* EXERCISE
Return all lines that include the string "chart".
○ ○ ○ ○ ○
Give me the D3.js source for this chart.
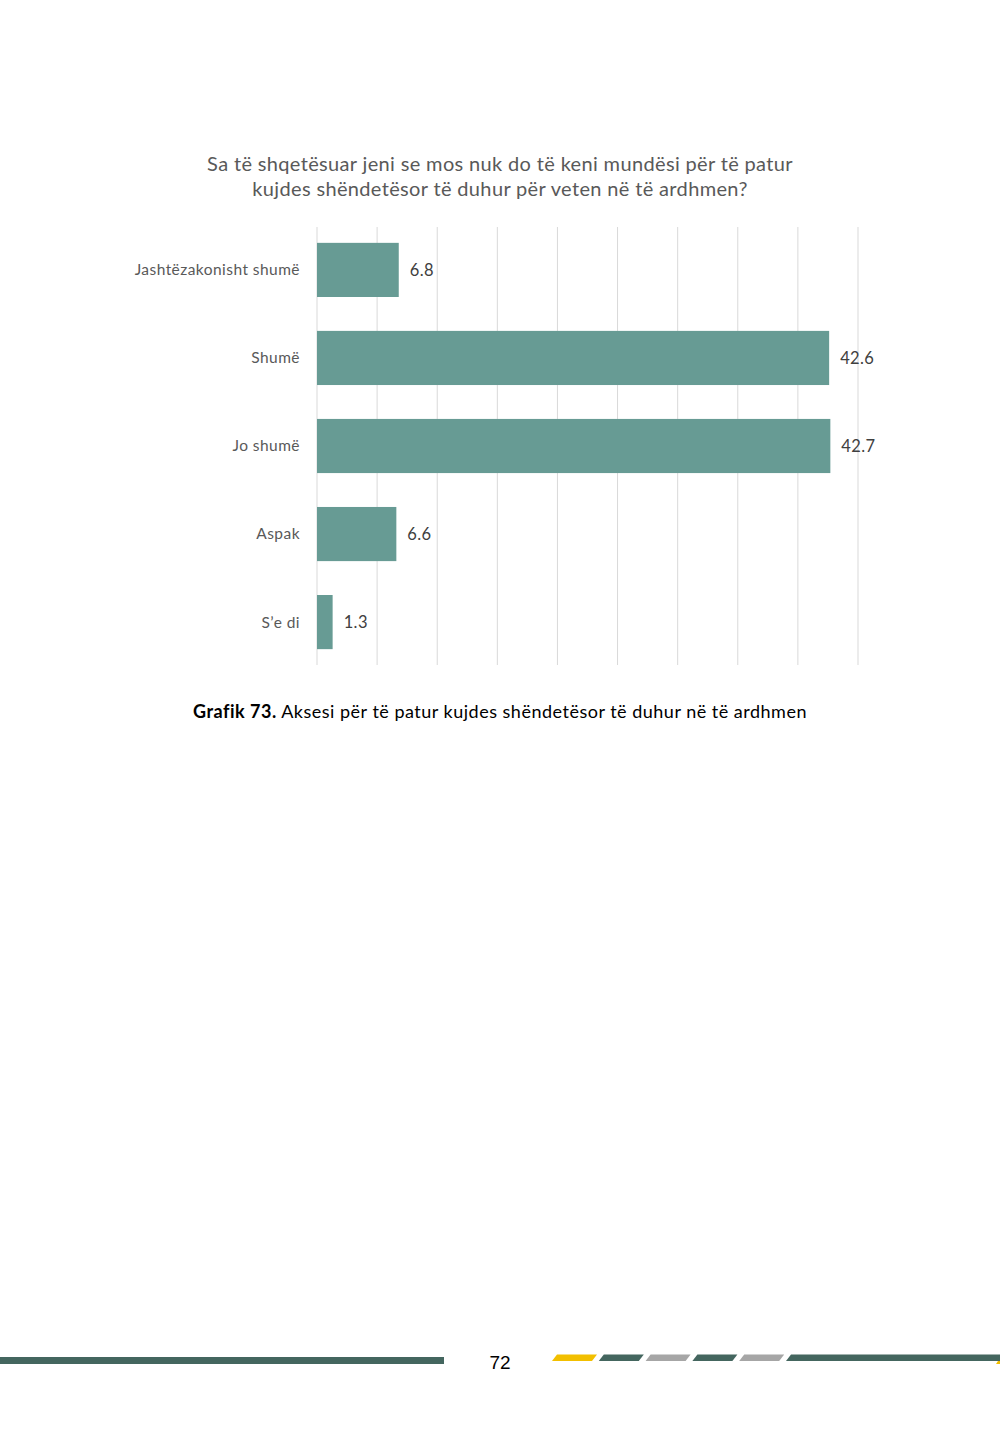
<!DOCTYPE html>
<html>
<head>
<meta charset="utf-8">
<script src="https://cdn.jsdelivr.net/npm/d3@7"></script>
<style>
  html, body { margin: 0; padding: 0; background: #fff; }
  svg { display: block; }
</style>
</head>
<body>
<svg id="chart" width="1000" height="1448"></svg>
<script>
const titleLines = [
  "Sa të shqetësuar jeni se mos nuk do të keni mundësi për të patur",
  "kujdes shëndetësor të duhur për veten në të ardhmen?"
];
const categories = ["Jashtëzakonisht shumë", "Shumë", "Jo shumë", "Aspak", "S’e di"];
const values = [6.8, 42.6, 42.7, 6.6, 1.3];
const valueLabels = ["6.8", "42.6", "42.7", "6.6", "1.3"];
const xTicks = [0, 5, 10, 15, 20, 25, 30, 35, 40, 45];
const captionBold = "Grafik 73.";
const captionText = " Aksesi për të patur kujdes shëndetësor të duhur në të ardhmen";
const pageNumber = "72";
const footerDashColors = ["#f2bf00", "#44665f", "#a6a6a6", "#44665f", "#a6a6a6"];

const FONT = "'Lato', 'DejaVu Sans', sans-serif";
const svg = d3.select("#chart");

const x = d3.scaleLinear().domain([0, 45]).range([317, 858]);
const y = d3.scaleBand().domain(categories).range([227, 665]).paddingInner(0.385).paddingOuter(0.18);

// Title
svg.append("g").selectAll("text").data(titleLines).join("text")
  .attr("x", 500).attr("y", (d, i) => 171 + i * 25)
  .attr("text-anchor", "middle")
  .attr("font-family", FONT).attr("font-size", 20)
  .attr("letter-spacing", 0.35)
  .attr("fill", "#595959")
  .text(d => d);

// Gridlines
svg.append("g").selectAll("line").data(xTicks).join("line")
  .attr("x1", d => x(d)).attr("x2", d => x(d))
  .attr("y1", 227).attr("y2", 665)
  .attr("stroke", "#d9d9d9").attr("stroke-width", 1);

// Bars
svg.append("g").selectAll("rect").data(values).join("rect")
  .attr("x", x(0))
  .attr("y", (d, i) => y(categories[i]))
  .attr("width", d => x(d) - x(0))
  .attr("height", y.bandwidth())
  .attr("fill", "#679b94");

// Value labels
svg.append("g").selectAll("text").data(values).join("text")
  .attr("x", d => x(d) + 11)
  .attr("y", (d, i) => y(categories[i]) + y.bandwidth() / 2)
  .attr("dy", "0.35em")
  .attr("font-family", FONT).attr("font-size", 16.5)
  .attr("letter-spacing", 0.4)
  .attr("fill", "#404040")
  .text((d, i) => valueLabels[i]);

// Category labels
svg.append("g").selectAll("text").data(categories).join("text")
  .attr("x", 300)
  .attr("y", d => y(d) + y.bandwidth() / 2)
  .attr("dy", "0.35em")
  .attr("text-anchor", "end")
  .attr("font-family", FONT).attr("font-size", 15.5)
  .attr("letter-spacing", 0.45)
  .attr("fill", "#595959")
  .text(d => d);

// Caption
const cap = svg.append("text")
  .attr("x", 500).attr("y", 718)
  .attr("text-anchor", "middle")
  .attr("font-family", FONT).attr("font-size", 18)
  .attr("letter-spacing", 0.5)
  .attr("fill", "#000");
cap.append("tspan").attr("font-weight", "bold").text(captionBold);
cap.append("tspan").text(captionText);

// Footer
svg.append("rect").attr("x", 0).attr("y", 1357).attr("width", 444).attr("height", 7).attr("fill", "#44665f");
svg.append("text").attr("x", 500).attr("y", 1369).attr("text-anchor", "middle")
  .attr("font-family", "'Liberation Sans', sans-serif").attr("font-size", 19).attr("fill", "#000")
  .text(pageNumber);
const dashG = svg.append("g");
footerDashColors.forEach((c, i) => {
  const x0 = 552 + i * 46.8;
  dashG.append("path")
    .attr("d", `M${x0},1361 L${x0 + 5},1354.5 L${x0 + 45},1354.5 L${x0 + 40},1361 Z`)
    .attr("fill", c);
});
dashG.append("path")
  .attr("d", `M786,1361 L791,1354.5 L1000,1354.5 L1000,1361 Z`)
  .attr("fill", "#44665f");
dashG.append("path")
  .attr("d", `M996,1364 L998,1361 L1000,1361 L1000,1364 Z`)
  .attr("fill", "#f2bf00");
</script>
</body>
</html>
○ ○ ○ ○ ○
* REPLY TO THE TASK
Give me the D3.js source for this chart.
<svg id="chart" width="1000" height="1448"></svg>
const svg = d3.select("#chart");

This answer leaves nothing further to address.